Karl Liebknecht’s 1914 speech in Germany denouncing World War I
Workers World has periodically covered events connected with the outbreak of World War I, which opened in August 100 years ago. This conflict among the imperialist ruling classes of the different European powers over who would exploit and oppress most of the world, was to turn into a slaughter of 20-40 million workers. One of the few members of a European parliament to stand up publicly against the war was the German Social Democrat and future leader of the revolutionary Spartacist League, Karl Liebknecht. His name is honored among communists and anti-imperialists for his courageous stand, which he explained in a letter to the Reichstag.

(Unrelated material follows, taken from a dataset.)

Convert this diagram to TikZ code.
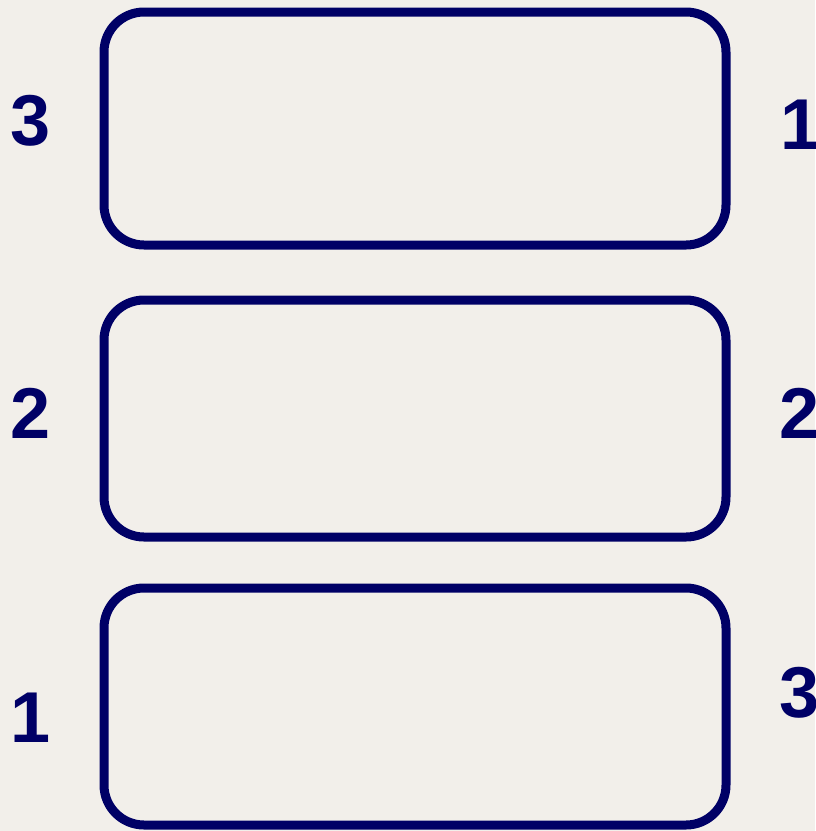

Not one paper in the imperialist press in Germany published it.
Liebknecht was jailed during the war for his anti-imperialist agitation, and he and fellow communist leader Rosa Luxemburg were executed by the military in January 1919, two months after a German sailors’ uprising in the North Sea Fleet caused the abdication of Kaiser Wilhelm III and the end of the Empire. To honor those revolutionaries who stood strong for the concept that “the main enemy of the workers is the ruling class at home,” we reproduce here Liebknecht’s letter justifying his vote at the Second War Session of the Reichstag on Dec. 2, 1914.
My vote against the War Credit Bill of to-day is based on the following considerations. This War, desired by none of the people concerned, has not broken out in behalf of the welfare of the German people or any other. It is an imperialist war, a war over important territories of exploitation for capitalists and financiers. From the point of view of rivalry in armaments, it is a war provoked by the German and Austrian war parties together, in the obscurity of semi-feudalism and of secret diplomacy, to gain an advantage over their opponents. At the same time the war is a Bonapartist effort to disrupt and split the growing movement of the working class.
The German cry: “Against Czarism!” is invented for the occasion — just as the present British and French watchwords are invented — to exploit the noblest inclinations and the revolutionary traditions and ideals of the people in stirring up hatred of other peoples.
Germany, the accomplice of Czarism, the model of reaction until this very day, has no standing as the liberator of the peoples. The liberation of both the Russian and the German people must be their own work.
The war is no war of German defense. Its historical basis and its course at the start make unacceptable the pretense of the capitalist government that the purpose for which it demands credits is the defense of the fatherland.
A speedy peace, a peace without conquests, this is what we must demand. Every effort in this direction must be supported. Only by strengthening jointly and continuously the currents in all the belligerent countries which have such a peace as their object can this bloody slaughter be brought to an end. Only a peace based upon the international solidarity of the working class and on the liberty of all the peoples can be a lasting peace. Therefore, it is the duty of the proletariat of all countries to carry on during the war a common socialist work in favor of peace.
I support the relief credits with this reservation: I vote willingly for everything which may relieve the hard fate of our brothers on the battlefield as well as that of the wounded and sick, for whom I feel the deepest compassion. But as a protest against the war, against those who are responsible for it and who have caused it, against those who direct it, against the capitalist purposes for which it is being used, against plans of annexation, against the violation of the neutrality of Belgium and Luxemburg, against unlimited rule of martial law, against the total oblivion of social and political duties of which the Government and classes are still guilty, I vote against the requested war credits.